One excellent tool for exploring questions about artworks’ travels over time are data visualizations that can be produced using the Knoedler concordance. By programmatically linking together all rows from the spreadsheet that ought to be treated as the same object, and sorting them by stock book, page number, and row number, you get a rough chronology of the order of the entries. The example at the top of this post illustrates how the concordance can be used to visualize an object as it travels through the stock books and subsequently through time.

The purple lines illustrate a particular painting, Nathaniel Hone’s Portrait of a Lady in a White Dress, and its appearance in Knoedler’s stock over the course of multiple stock books between 1912 and 1954. It is set against a background of other similar movements of works of art through the Knoedler Gallery (the lines in black and grey). The 80-year total coverage of Knoedler’s eleven stock books shows that many objects had similar trajectories, and each of these can be explored using the concordance of inventory numbers.

Case Study: Gainsborough’s Portrait of Maria Anne Firzherbert

In total, I united records for 1,809 individual objects through the Knoedler concordance, which reconciled 15,906 total stock numbers and helped clarify provenance chains that would have otherwise been erroneously separated and broken.

What does this all mean? In the forthcoming linked open data model, researchers will be able to better understand the journeys of many objects that passed through the doors of the Knoedler Gallery, sometimes multiple times over.

Building the Knoedler concordance gave me the opportunity to stumble upon the individual stories of these objects. Years of studying art history came alive as I saw well-known names of artists and collectors jump out from the pages—people and objects that Knoedler interacted with in person. Many of these objects still have homes in American museums today; take, for example, the lovely Portrait of Mrs. Maria Anne Fitzherbert by Thomas Gainsborough.

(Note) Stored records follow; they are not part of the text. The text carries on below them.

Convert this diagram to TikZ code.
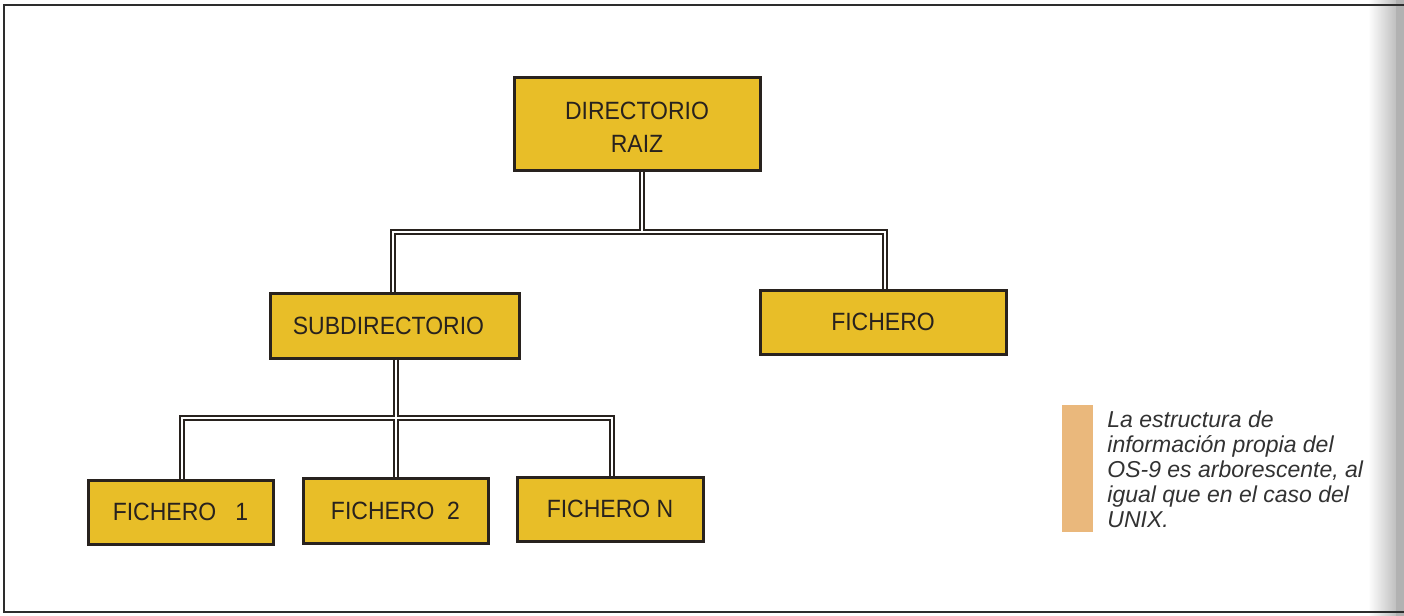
\documentclass[tikz,border=0pt]{standalone}
\usepackage{fontspec}
\setmainfont{Liberation Sans}
\newfontfamily\boxfont[FakeStretch=0.92]{Liberation Sans}
\definecolor{boxfill}{RGB}{232,190,40}
\definecolor{boxline}{RGB}{40,34,30}
\definecolor{barcol}{RGB}{234,184,124}
\definecolor{captext}{RGB}{50,50,50}
\definecolor{framecol}{RGB}{45,45,45}
\begin{document}
\begin{tikzpicture}[x=0.5pt,y=-0.5pt,
  dirbox/.style={draw=boxline, fill=boxfill, line width=1.5pt, inner sep=0pt,
    font=\boxfont\fontsize{12.5}{16.5}\selectfont, text=boxline, align=center},
  connout/.style={draw=boxline, line width=3pt, line join=miter},
  connin/.style={draw=white, line width=1pt, line join=miter}]
\useasboundingbox (0,0) rectangle (1404,616);
\fill[white] (0,0) rectangle (1404,616);
% right page shadow
\shade[left color=white, right color=black!25] (1368,0) rectangle (1396,616);
\fill[black!30] (1396,0) rectangle (1404,616);
% frame
\draw[framecol, line width=1pt] (1404,5) -- (4,5) -- (4,612) -- (1404,612);
% boxes (sizes in pt = px/2)
\node[dirbox, minimum width=123pt, minimum height=46.5pt] (root) at (637,123.5) {\raisebox{-6.1pt}[0pt][0pt]{\begin{tabular}{@{}c@{}}DIRECTORIO\\RAIZ\end{tabular}}};
\node[dirbox, minimum width=124.5pt, minimum height=32.5pt] (sub) at (394.5,325.5) {SUBDIRECTORIO\hspace{6pt}};
\node[dirbox, minimum width=123pt, minimum height=32pt] (fich) at (883,322) {FICHERO};
\node[dirbox, minimum width=92.5pt, minimum height=32pt] (f1) at (180.5,512) {FICHERO\ \ \ 1};
\node[dirbox, minimum width=92.5pt, minimum height=32.5pt] (f2) at (395.5,510.5) {FICHERO\ \ 2};
\node[dirbox, minimum width=93pt, minimum height=32pt] (fn) at (610,509) {FICHERO N};
% junction coordinates
\coordinate (jr) at (642,232);
\coordinate (hl) at (393,232);
\coordinate (hr) at (885,232);
\coordinate (js) at (396,418);
\coordinate (bl) at (182,418);
\coordinate (br) at (612,418);
% connectors: outer strokes then inner strokes
\foreach \s in {connout,connin}{
  \draw[\s] (root.south -| jr) -- (jr);
  \draw[\s] (sub.north -| hl) -- (hl) -- (hr) -- (fich.north -| hr);
  \draw[\s] (sub.south -| js) -- (js);
  \draw[\s] (f1.north -| bl) -- (bl) -- (br) -- (fn.north -| br);
  \draw[\s] (js) -- (f2.north -| js);
}
% caption
\fill[barcol] (1062,405) rectangle (1093,532);
\node[anchor=north west, inner sep=0pt, align=left, text=captext,
  font=\itshape\fontsize{11.5}{12.6}\selectfont] (cap) at (1107,410)
  {La estructura de\\información propia del\\OS-9 es arborescente, al\\igual que en el caso del\\UNIX.};
\end{tikzpicture}
\end{document}
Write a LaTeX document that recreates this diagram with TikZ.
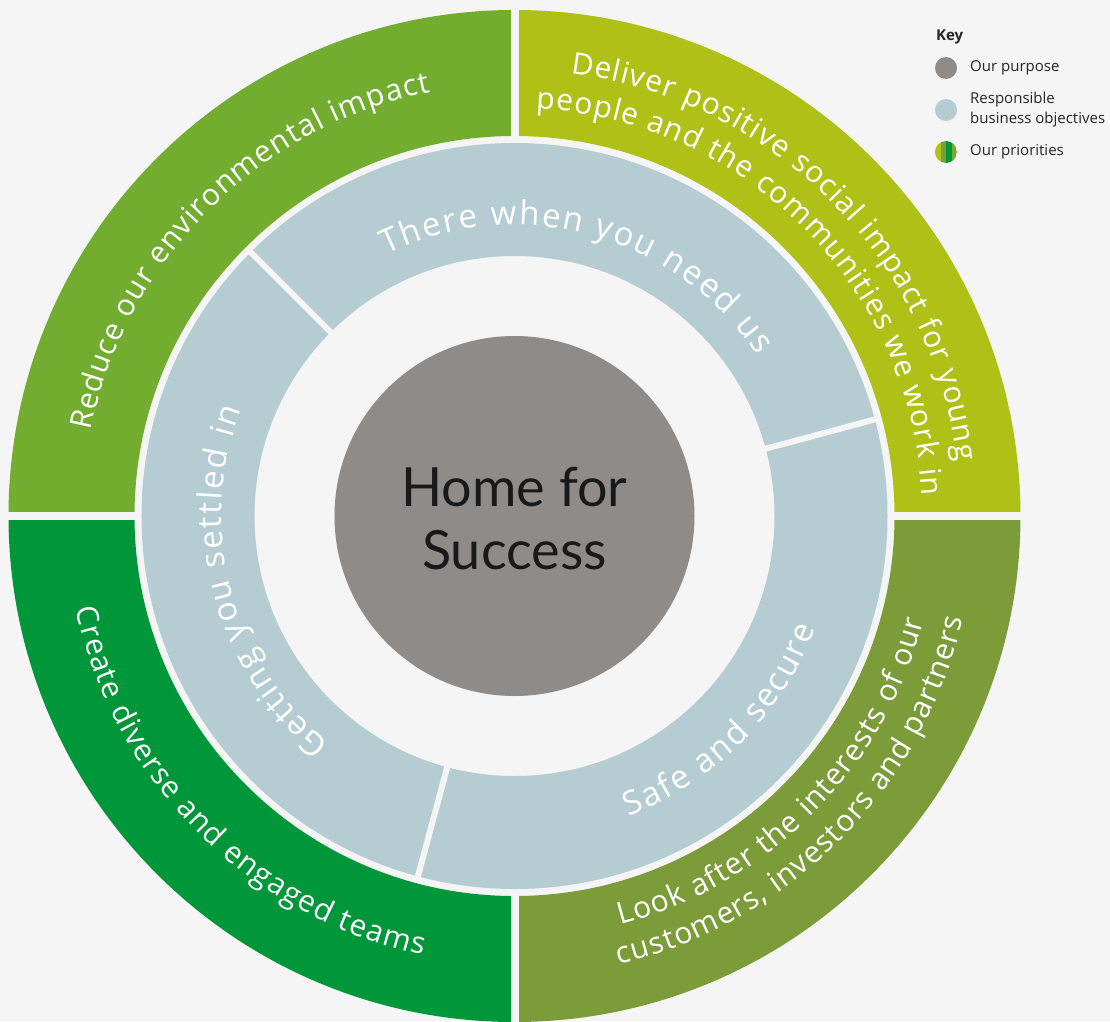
\documentclass[tikz,border=0pt]{standalone}
\usepackage{fontspec}
\setmainfont{Open Sans}
\newfontfamily\latofont{Lato}
\usetikzlibrary{decorations.text}
\definecolor{bgc}{HTML}{F5F5F5}
\definecolor{purposegrey}{HTML}{8F8B88}
\definecolor{objblue}{HTML}{B5CDD2}
\definecolor{envgreen}{HTML}{72AD2F}
\definecolor{socialgreen}{HTML}{AFC117}
\definecolor{teamgreen}{HTML}{00963A}
\definecolor{olivegreen}{HTML}{7C9B39}
\newcommand\outerfont{\fontsize{30}{34}\selectfont\kern1.1pt}
\newcommand\middlefont{\fontsize{33}{40}\selectfont\kern2pt}

\begin{document}
\begin{tikzpicture}[x=1pt, y=1pt,
    ringtext/.style={decorate, decoration={text along path, text align=center, text color=white, text={#1}}},
    gap/.style={draw=bgc, line width=#1},
    keydot/.style={circle, inner sep=0pt, minimum size=22pt},
    keylabel/.style={anchor=west, inner sep=0pt, align=left, text=black!85, font=\fontsize{15}{20}\selectfont}]
    \useasboundingbox (-514.5,-505) rectangle (595.5,516);
    \fill[bgc] (-514.5,-505) rectangle (595.5,516);
    \foreach \a/\c in {90/envgreen, 0/socialgreen, 180/teamgreen, 270/olivegreen}
        \fill[\c] (\a:380) arc[start angle=\a, delta angle=90, radius=380] -- (\a+90:506)
            arc[start angle=\a+90, delta angle=-90, radius=506] -- cycle;
    \foreach \a in {0, 90, 180, 270}
        \path[gap=8pt] (\a:370) -- (\a:512);
    \fill[objblue, even odd rule] (0,0) circle[radius=373] (0,0) circle[radius=260];
    \foreach \a in {15, 135, 255}
        \path[gap=6pt] (\a:255) -- (\a:378);
    \node[circle, fill=purposegrey, minimum size=360pt, inner sep=0pt] (purpose) at (0,0) {};
    \node[align=center, text=black!90, font=\latofont\fontsize{54}{63}\selectfont] (purposetext) at (0,-3) {Home for\\Success};
    % priorities
    \path[ringtext={|\outerfont|Reduce our environmental impact}] (180:432) arc[start angle=180, end angle=90, radius=432];
    \path[ringtext={|\outerfont|Deliver positive social impact for young}] (90:446) arc[start angle=90, end angle=0, radius=446];
    \path[ringtext={|\outerfont|people and the communities we work in}] (90:408) arc[start angle=90, end angle=0, radius=408];
    \path[ringtext={|\outerfont|Create diverse and engaged teams}] (180:448) arc[start angle=180, end angle=270, radius=448];
    \path[ringtext={|\outerfont|Look after the interests of our}] (270:422) arc[start angle=270, end angle=360, radius=422];
    \path[ringtext={|\outerfont|customers, investors and partners}] (270:460) arc[start angle=270, end angle=360, radius=460];
    % objectives
    \path[ringtext={|\middlefont|There when you need us}] (135:291) arc[start angle=135, end angle=15, radius=291];
    \path[ringtext={|\middlefont|Getting you settled in}] (255:293) arc[start angle=255, end angle=135, radius=293];
    \path[ringtext={|\middlefont|Safe and secure}] (255:321) arc[start angle=255, end angle=375, radius=321];
    % key
    \node[keylabel, font=\bfseries\fontsize{15}{20}\selectfont] (keytitle) at (421.5,479) {Key};
    \node[keydot, fill=purposegrey] (keypurpose) at (431.5,448) {};
    \node[keydot, fill=objblue] (keyobj) at (431.5,406) {};
    \node[keydot] (keyprio) at (431.5,364) {};
    \begin{scope}
        \clip (keyprio.center) circle[radius=11];
        \fill[socialgreen] (420.5,353) rectangle ++(5.5,22);
        \fill[olivegreen] (426,353) rectangle ++(5.5,22);
        \fill[teamgreen] (431.5,353) rectangle ++(5.5,22);
        \fill[envgreen] (437,353) rectangle ++(5.5,22);
    \end{scope}
    \node[keylabel] (purposelabel) at (455.5,448) {Our purpose};
    \node[keylabel] (objlabel) at (455.5,406) {Responsible\\business objectives};
    \node[keylabel] (priolabel) at (455.5,364) {Our priorities};
\end{tikzpicture}
\end{document}
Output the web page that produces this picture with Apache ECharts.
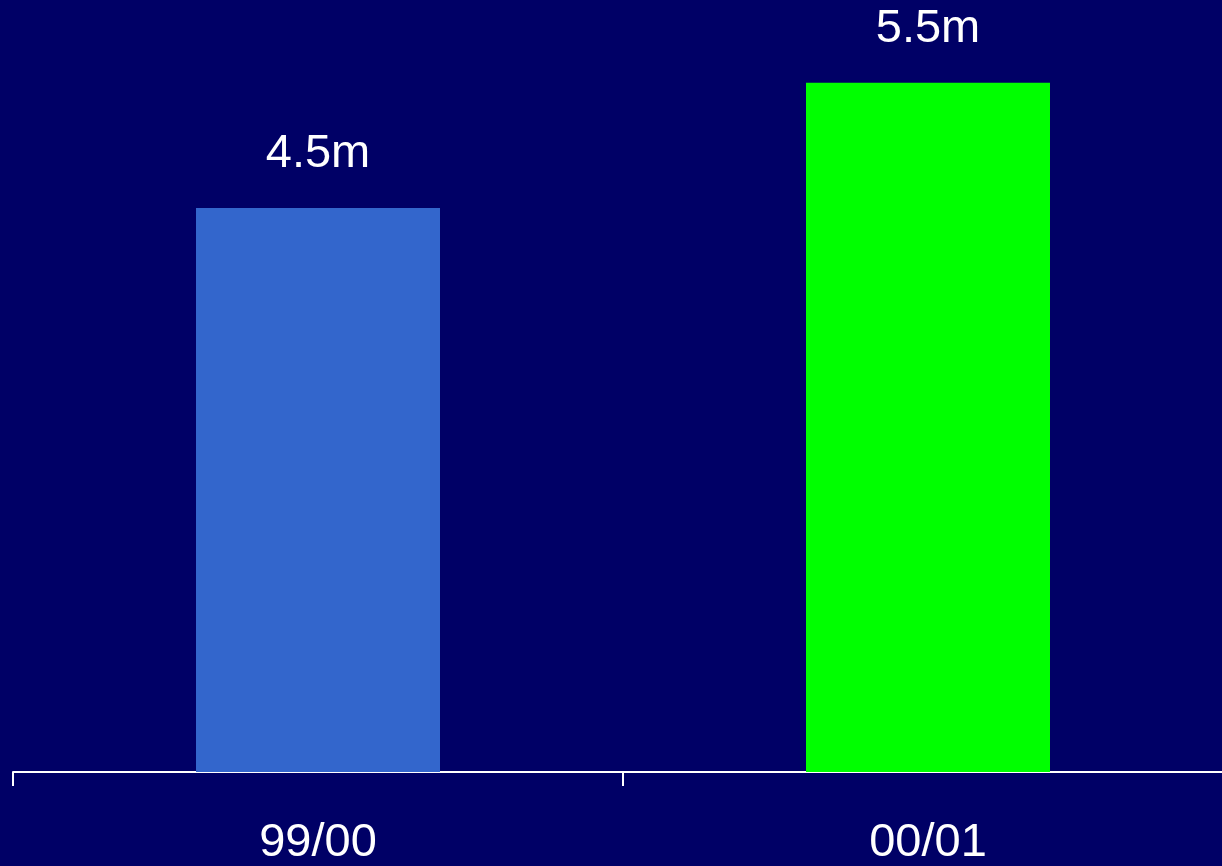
<!DOCTYPE html>
<html>
<head>
<meta charset="utf-8">
<script src="https://cdn.jsdelivr.net/npm/echarts@6/dist/echarts.min.js"></script>
<style>
  html, body { margin: 0; padding: 0; background: #000066; }
  #chart { width: 1222px; height: 866px; }
</style>
</head>
<body>
<div id="chart"></div>
<script>
// Seasons and totals (millions)
const seasons = ['99/00', '00/01'];
const totals = [4.5, 5.5];
const barColors = ['#3366CC', '#00FF00'];

const chart = echarts.init(document.getElementById('chart'));

chart.setOption({
  backgroundColor: '#000066',
  animation: false,
  grid: { left: 13, width: 1220, top: 20, bottom: 94, outerBoundsMode: 'none', containLabel: false },
  xAxis: {
    type: 'category',
    data: seasons,
    axisLine: { lineStyle: { color: '#FFFFFF', width: 2 } },
    axisTick: { show: true, length: 14, lineStyle: { color: '#FFFFFF', width: 2 } },
    axisLabel: {
      color: '#FFFFFF',
      fontFamily: 'Liberation Sans, Arial, sans-serif',
      fontSize: 47,
      margin: 48
    }
  },
  yAxis: {
    type: 'value',
    min: 0,
    max: 6,
    show: false,
    splitLine: { show: false }
  },
  series: [{
    type: 'bar',
    barWidth: 244,
    data: totals.map((v, i) => ({ value: v, itemStyle: { color: barColors[i] } })),
    label: {
      show: true,
      position: 'top',
      distance: 30,
      color: '#FFFFFF',
      fontFamily: 'Liberation Sans, Arial, sans-serif',
      fontSize: 47,
      formatter: p => p.value + 'm'
    }
  }]
});
</script>
</body>
</html>
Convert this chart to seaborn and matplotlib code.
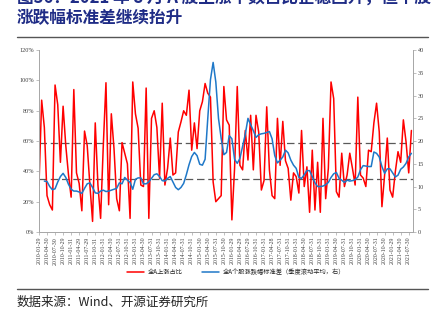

A painted portrait of a woman in fine 18th century attire

Mrs. Maria Anna Fitzherbert, 1784, Thomas Gainsborough. Oil on canvas, 29 7/8 x 25 in. Fine Arts Museums of San Francisco, Museum purchase, Mildred Anna Williams Collection, 1941.19. Digital image © the Fine Arts Museums of San Francisco. Source: www.famsf.org

 

Knoedler purchased and sold Gainsborough’s Portrait of Mrs. Fitzherbert to multiple collectors and dealers between 1907 and 1941, when it was purchased for the final time by the Fine Arts Museums of San Francisco. Today, the painting hangs in the Legion of Honor, but thanks to the Knoedler records we can understand its provenance much better. Although documented as being from the “J. Horace Harding collection” prior to its arrival in San Francisco, the Knoedler stock books reveal several prior owners dating back to 1907, as well as Harding’s return of the painting to Knoedler in 1935. The Knoedler concordance allows us to see this data in inventory form, model it, and understand the painting’s history in a way that previously wasn’t possible.

In the future, users of the Getty Provenance Index will be able to follow an artwork’s entire journey through the Knoedler Gallery and even connect to related resources outside the Getty Provenance Index. This concordance of numbers will allow all events that are associated with a particular artwork to be clear and easily traceable. Moreover, it will provide a greater understanding of how individual objects moved in and out of Knoedler's stock over time, illuminating the role that this gallery played on multiple occasions in the shaping of the American art market of the late nineteenth and the twentieth centuries.